Henning sculpture artist thrilled to work with kids as part of showPublished 9:36am Tuesday, October 8, 2013 Updated 11:38am Tuesday, October 8, 2013
Mary Williams’ sculpture display at the Landmark Center in Henning will wrap up Thursday, but both Williams and Landmark Center director Sharon Thalmann hope it will not be the last time her work is featured.
“We loved having her and folks have really enjoyed her work,” said Thalmann, who added she would be very interested in having Williams lead a summer workshop at Landmark.
Williams works alternately with both clay and stone for her pieces. The display at the Landmark has featured about 15 large pieces and several other smaller ones, including some bowls.
The exhibit opened last month and there was a public reception on Sept. 25. At the reception, Williams met with art students from Henning School, which was one of her most fulfilling experiences of the exhibit.
“Some of the mature kids were interested and some of the younger kids just kind of blew around,” Williams said, laughing. “Showing them what can be done with clay is always fun.”
Williams did not make any of the bigger pieces exclusively for the display. Once she accepted Thalmann’s offer, Williams gave Thalmann free reign to choose whichever pieces she wanted for the series.
Two of Williams’ personal favorites on display are multiple-piece clay series. One of them, titled “Mountain Women,” is a stylistic set of four pieces that was inspired by a trip to Texas. During a car ride through the Texas hills, Williams saw a group of women, which she kept in her mind and used for the series.

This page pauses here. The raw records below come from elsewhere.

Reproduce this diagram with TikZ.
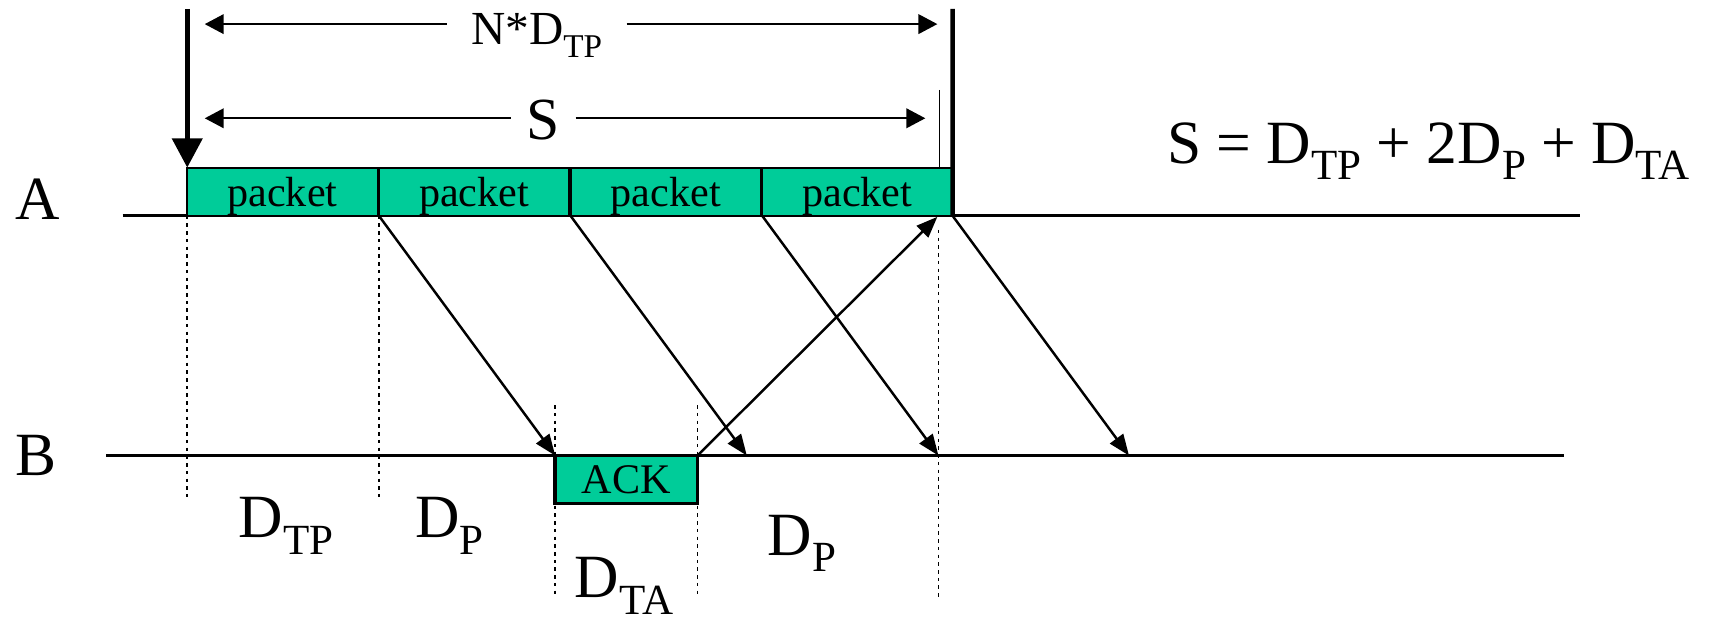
\documentclass[tikz,border=0pt]{standalone}
\usepackage{fontspec}
\setmainfont{Liberation Serif}
\usetikzlibrary{positioning,arrows.meta}
\definecolor{PacketGreen}{HTML}{00CC99}
\newcommand{\Dsub}[1]{D\raisebox{-0.27em}{\scalebox{0.7}{#1}}}
\newcommand{\bigfont}{\fontsize{17.5}{21}\selectfont}

\begin{document}
\begin{tikzpicture}[x=0.01095cm, y=-0.01095cm,
    every node/.style={inner sep=0pt, outer sep=0pt},
    timeline/.style={line width=0.8pt},
    guide/.style={line width=0.5pt, dash pattern=on 1pt off 1.2pt},
    msg/.style={line width=0.7pt, -{Triangle[length=6pt,width=4.6pt]}},
    dimline/.style={line width=0.5pt, -{Triangle[length=5.4pt,width=5.6pt]}},
    thickline/.style={line width=1.3pt},
    slot/.style={draw, fill=PacketGreen, line width=0.6pt, minimum height=0.482cm,
                 text depth=0pt, font=\fontsize{12}{14}\selectfont},
    biglabel/.style={font=\bigfont, anchor=base west}]
  \useasboundingbox (0,0) rectangle (1568,566);

  % dotted guides
  \foreach \x/\top/\bot in {171/197/455, 346/197/455, 507/370/545, 637/370/545, 857/210/545}
    \draw[guide] (\x,\top) -- (\x,\bot);

  % time lines
  \coordinate (A0) at (112,197);
  \coordinate (A1) at (1443,197);
  \coordinate (B0) at (97,416);
  \coordinate (B1) at (1428,416);
  \draw[timeline] (A0) -- (A1);
  \draw[timeline] (B0) -- (B1);
  \node[biglabel] (labA) at (14,200) {A};
  \node[biglabel] (labB) at (14,434) {B};

  % packets and ack
  \foreach \i/\x in {1/171,2/346,3/521,4/696}
    \node[slot, minimum width=1.905cm, anchor=south west] (p\i) at (\x,197) {packet};
  \node[slot, minimum width=1.4235cm, line width=1pt, anchor=north west] (ack) at (507,416) {ACK};

  % messages
  \coordinate (r2) at (682,416);
  \coordinate (r3) at (857,416);
  \coordinate (r4) at (1031,416);
  \coordinate (ackin) at (856,198);
  \draw[msg] (p2.south west) -- (ack.north west);
  \draw[msg] (p3.south west) -- (r2);
  \draw[msg] (p4.south west) -- (r3);
  \draw[msg] (p4.south east) -- (r4);
  \draw[msg] (ack.north east) -- (ackin);

  % start and end marks
  \coordinate (startTop) at (171,8);
  \coordinate (endTop) at (870,8);
  \coordinate (tick) at (858,82);
  \draw[thickline, -{Triangle[length=8.3pt,width=8.5pt]}] (startTop) -- (p1.north west);
  \draw[thickline] (endTop) -- (p4.south east);
  \draw[line width=0.5pt] (tick) -- (tick |- p4.north);

  % dimensions
  \coordinate (ndL) at (187,22);
  \coordinate (ndR) at (856,22);
  \node[font=\fontsize{13.5}{16}\selectfont, anchor=base, inner xsep=7pt] (ndtp) at (490,41) {N*\Dsub{TP}};
  \draw[dimline] (ndtp.west |- ndL) -- (ndL);
  \draw[dimline] (ndtp.east |- ndR) -- (ndR);
  \coordinate (sL) at (187,108);
  \coordinate (sR) at (845,108);
  \node[font=\fontsize{17}{20}\selectfont, anchor=base, inner xsep=4.5pt] (slabel) at (496,127) {S};
  \draw[dimline] (slabel.west |- sL) -- (sL);
  \draw[dimline] (slabel.east |- sR) -- (sR);

  % delays
  \node[biglabel] (formula) at (1066,149) {S = \Dsub{TP} + 2\Dsub{P} + \Dsub{TA}};
  \node[biglabel] (dtp) at (218,491) {\Dsub{TP}};
  \node[biglabel] (dp1) at (379,491) {\Dsub{P}};
  \node[biglabel] (dta) at (525,546) {\Dsub{TA}};
  \node[biglabel] (dp2) at (701,507) {\Dsub{P}};
\end{tikzpicture}
\end{document}
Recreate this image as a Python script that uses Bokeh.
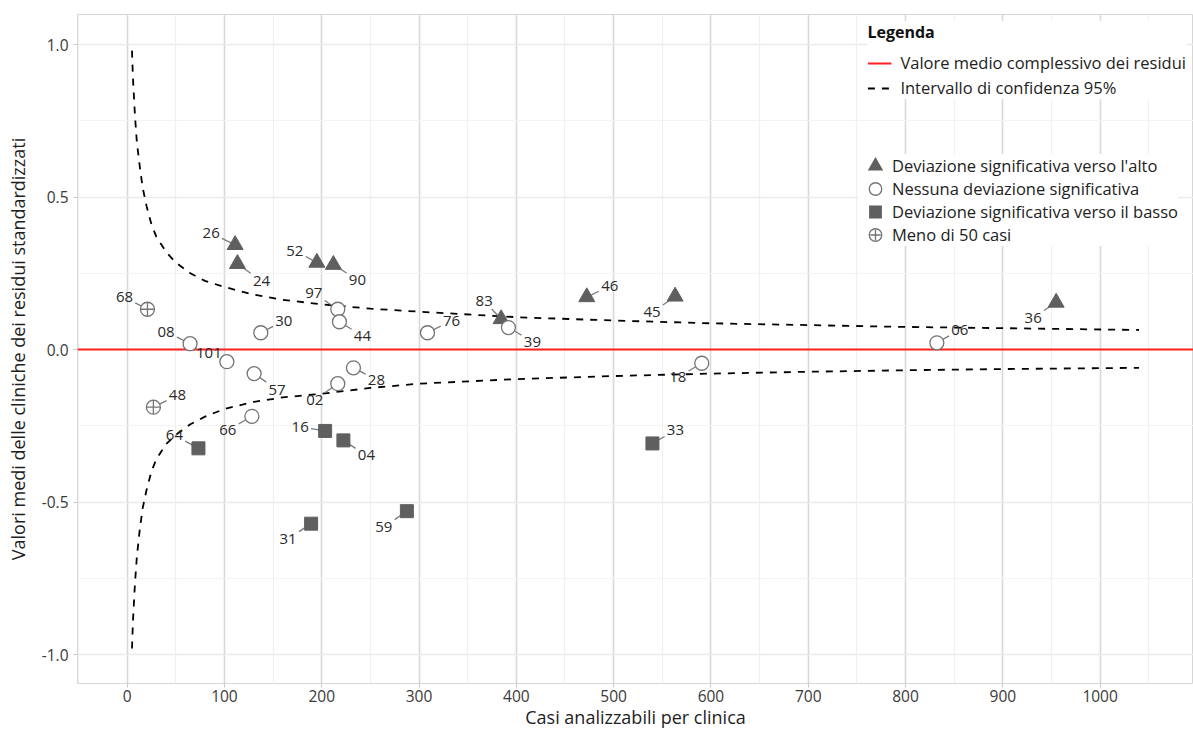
from bokeh.plotting import figure
from bokeh.models import (Legend, LegendItem, SingleIntervalTicker, PrintfTickFormatter,
                          ColumnDataSource, Range1d)
from bokeh.embed import file_html
from bokeh.resources import INLINE
from bokeh.core.properties import value

FONT = "Open Sans"

# ---------------- data ----------------
up_ids = ["26", "24", "52", "90", "83", "46", "45", "36"]
up_x = [111.0, 113.4, 195.0, 212.0, 384.4, 472.4, 563.2, 954.8]
up_y = [0.343, 0.281, 0.285, 0.278, 0.100, 0.172, 0.174, 0.154]

none_ids = ["97", "44", "30", "08", "101", "57", "28", "02", "66", "76", "39", "18", "06"]
none_x = [216.5, 218.2, 137.4, 64.7, 102.5, 130.5, 232.6, 216.5, 128.2, 308.7, 391.9, 590.6, 832.2]
none_y = [0.132, 0.091, 0.055, 0.019, -0.040, -0.079, -0.060, -0.112, -0.219, 0.055, 0.072, -0.045, 0.022]

down_ids = ["64", "16", "04", "31", "59", "33"]
down_x = [73.3, 203.5, 222.3, 189.1, 287.5, 539.9]
down_y = [-0.324, -0.267, -0.298, -0.571, -0.530, -0.308]

few_ids = ["68", "48"]
few_x = [20.9, 27.0]
few_y = [0.132, -0.189]

mean_value = 0.0

ci_n = [5, 6, 8, 10, 13, 16, 20, 25, 30, 40, 50, 65, 80, 100, 130, 160, 200, 250,
        300, 400, 500, 600, 700, 800, 900, 1040]
ci_upper = [0.98, 0.89, 0.77, 0.68, 0.60, 0.53, 0.47, 0.41, 0.37, 0.32, 0.285, 0.25,
            0.225, 0.205, 0.180, 0.163, 0.148, 0.134, 0.124, 0.106, 0.095, 0.086,
            0.080, 0.074, 0.070, 0.064]
ci_lower = [-0.98, -0.89, -0.77, -0.68, -0.59, -0.52, -0.46, -0.40, -0.36, -0.31, -0.28,
            -0.245, -0.22, -0.195, -0.172, -0.157, -0.145, -0.126, -0.112, -0.097,
            -0.087, -0.079, -0.073, -0.068, -0.064, -0.060]

# label placement (pixel offsets of the label from its point)
label_offsets = {
    "26": (-24, -12), "24": (24, 17), "52": (-22, -12), "90": (24, 15), "83": (-17, -18),
    "46": (23, -11), "45": (-23, 16), "36": (-23, 15),
    "97": (-24, -16), "44": (23, 14), "30": (23, -12), "08": (-24, -12), "101": (-18, -9),
    "57": (23, 16), "28": (23, 12), "02": (-23, 16), "66": (-24, 14), "76": (24, -12),
    "39": (24, 14), "18": (-24, 14), "06": (23, -13),
    "64": (-24, -13), "16": (-25, -4), "04": (23, 15), "31": (-23, 15), "59": (-23, 16),
    "33": (23, -13),
    "68": (-23, -12), "48": (24, -12),
}

# ---------------- figure ----------------
W, H = 1193, 733
BL, BR, BT, BB = 77, 0, 14, 50
FW, FH = W - BL - BR, H - BT - BB
x0 = -51.0
x1 = x0 + FW / 0.973
y1 = 1.0984
y0 = y1 - FH / 305.0
sx = FW / (x1 - x0)
sy = FH / (y1 - y0)

p = figure(width=W, height=H, output_backend="svg", toolbar_location=None,
           x_range=Range1d(x0, x1), y_range=Range1d(y0, y1),
           min_border_left=BL, min_border_right=BR, min_border_top=BT, min_border_bottom=BB,
           background_fill_color="white", border_fill_color="white")

p.outline_line_color = "#d6d6d6"
p.outline_line_width = 1

xt = SingleIntervalTicker(interval=100, num_minor_ticks=2)
yt = SingleIntervalTicker(interval=0.5, num_minor_ticks=2)
p.xaxis.ticker = xt
p.yaxis.ticker = yt
p.xgrid.ticker = xt
p.ygrid.ticker = yt
p.yaxis.formatter = PrintfTickFormatter(format="%.1f")

p.xgrid.grid_line_color = "#d9d9d9"
p.xgrid.grid_line_width = 1.6
p.xgrid.minor_grid_line_color = "#f0f0f0"
p.xgrid.minor_grid_line_width = 1.2
p.ygrid.grid_line_color = "#ebebeb"
p.ygrid.grid_line_width = 1.3
p.ygrid.minor_grid_line_color = "#f3f3f3"
p.ygrid.minor_grid_line_width = 1.2

for ax in (p.xaxis[0], p.yaxis[0]):
    ax.axis_line_color = None
    ax.major_tick_line_color = "#c8c8c8"
    ax.major_tick_in = 0
    ax.major_tick_out = 4
    ax.minor_tick_line_color = None
    ax.major_label_text_font = FONT
    ax.major_label_text_font_size = "15.5px"
    ax.major_label_text_color = "#3a3a3a"
    ax.axis_label_text_font = FONT
    ax.axis_label_text_font_size = "18px"
    ax.axis_label_text_font_style = "normal"
    ax.axis_label_text_color = "#1e1e1e"

p.xaxis.major_label_standoff = 2
p.xaxis.axis_label_standoff = 0
p.yaxis.major_label_standoff = 5
p.yaxis.axis_label_standoff = 9

p.xaxis.axis_label = "Casi analizzabili per clinica"
p.yaxis.axis_label = "Valori medi delle cliniche dei residui standardizzati"

# mean line and confidence band
r_mean = p.line(x=[x0, x1], y=[mean_value, mean_value], line_color="#ff2020", line_width=2)
r_up = p.line(ci_n, ci_upper, line_color="black", line_width=1.8, line_dash="7 7")
p.line(ci_n, ci_lower, line_color="black", line_width=1.8, line_dash="7 7")


def leader_data(ids, xs, ys):
    sx0, sy0, sx1, sy1, tx, ty, dxs, dys = [], [], [], [], [], [], [], []
    for i, lab in enumerate(ids):
        dx, dy = label_offsets[lab]
        hw = 4.4 * len(lab) + 2.0
        hh = 8.0
        t = min(hw / abs(dx) if dx else 9e9, hh / abs(dy) if dy else 9e9)
        ex, ey = dx * (1 - t), dy * (1 - t)
        sx0.append(xs[i]); sy0.append(ys[i])
        sx1.append(xs[i] + ex / sx); sy1.append(ys[i] - ey / sy)
        tx.append(xs[i]); ty.append(ys[i]); dxs.append(dx); dys.append(dy)
    return dict(x0=sx0, y0=sy0, x1=sx1, y1=sy1), dict(x=tx, y=ty, text=list(ids), dx=dxs, dy=dys)


groups = [(up_ids, up_x, up_y), (none_ids, none_x, none_y),
          (down_ids, down_x, down_y), (few_ids, few_x, few_y)]
label_sources = []
for ids, xs, ys in groups:
    seg, lab = leader_data(ids, xs, ys)
    p.segment("x0", "y0", "x1", "y1", source=ColumnDataSource(seg),
              line_color="#7a7a7a", line_width=1.3)
    label_sources.append(lab)

MARK = "#5f5f5f"
RING = "#747474"
p.scatter(up_x, up_y, marker="triangle", size=16, fill_color=MARK, line_color=MARK)
p.scatter(none_x, none_y, marker="circle", size=14, fill_color="white",
          line_color=RING, line_width=1.3)
p.scatter(down_x, down_y, marker="square", size=13, fill_color=MARK, line_color=MARK)
p.scatter(few_x, few_y, marker="circle_cross", size=14, fill_color="white",
          line_color=RING, line_width=1.3)

for lab in label_sources:
    p.text("x", "y", text="text", x_offset="dx", y_offset="dy", source=ColumnDataSource(lab),
           text_font=value(FONT), text_font_size="15px", text_color="#2a2a2a",
           text_align="center", text_baseline="middle")

# legend key glyphs (renderers with no drawable point, used only for the legend keys)
NAN = [float("nan")]
k_tri = p.scatter(NAN, NAN, marker="triangle", size=10, fill_color=MARK, line_color=MARK,
                  line_width=3.6, line_join="miter")
k_sq = p.scatter(NAN, NAN, marker="square", size=10, fill_color=MARK, line_color=MARK,
                 line_width=3.6, line_join="miter")
k_ring = p.scatter(NAN, NAN, marker="circle", size=10, fill_color=RING, line_color=RING,
                   line_width=4.6)
k_hole = p.scatter(NAN, NAN, marker="circle", size=10, fill_color="white", line_color="white",
                   line_width=2.0)
k_cross = p.scatter(NAN, NAN, marker="cross", size=10, line_color=RING, line_width=1.3,
                    line_cap="square")

# legends
leg1 = Legend(items=[LegendItem(label="Valore medio complessivo dei residui", renderers=[r_mean]),
                     LegendItem(label="Intervallo di confidenza 95%", renderers=[r_up])],
              title="Legenda", location="top_right")
leg1.title_text_font = FONT
leg1.title_text_font_size = "16px"
leg1.title_text_font_style = "bold"
leg1.title_text_color = "#111111"
leg1.title_standoff = 8
leg1.label_text_font = FONT
leg1.label_text_font_size = "16.5px"
leg1.label_text_color = "#222222"
leg1.glyph_width = 24
leg1.glyph_height = 20
leg1.label_height = 20
leg1.spacing = 2
leg1.label_standoff = 9
leg1.padding = 10
leg1.margin = 7
leg1.border_line_color = None
leg1.background_fill_color = "white"
leg1.background_fill_alpha = 1.0
p.add_layout(leg1)

leg2 = Legend(items=[LegendItem(label="Deviazione significativa verso l'alto", renderers=[k_tri]),
                     LegendItem(label="Nessuna deviazione significativa", renderers=[k_ring, k_hole]),
                     LegendItem(label="Deviazione significativa verso il basso", renderers=[k_sq]),
                     LegendItem(label="Meno di 50 casi", renderers=[k_ring, k_hole, k_cross])],
              location=(781, 437))
leg2.label_text_font = FONT
leg2.label_text_font_size = "16.5px"
leg2.label_text_color = "#222222"
leg2.glyph_width = 34
leg2.glyph_height = 23
leg2.label_height = 23
leg2.spacing = 0
leg2.label_standoff = 0
leg2.padding = 9
leg2.margin = 0
leg2.border_line_color = None
leg2.background_fill_color = "white"
leg2.background_fill_alpha = 1.0
p.add_layout(leg2)

open("out.html", "w").write(file_html(p, INLINE))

Another series, “Norwegian Women,” is a more realistic set of four sculptures depicting Williams’ view of women from the area. This series took her about two months to complete, but she said there is no set timeframe for how long pieces will take.
“Sometimes I can whip out a piece in a day and sometimes it takes me all summer,” Williams said.
The series will end its run on Thursday. So far, Thalmann said there have been over 200 visitors to Landmark to see Williams’ work.
Williams is currently working on another series, this one based on angels. Even though it was her work on display, The Landmark series was important to her for more than just personal reasons.
“It’s an honor to be asked because there are so many good artists around,” Williams said. “The more you can bring culture and art into the community, that’s just great.”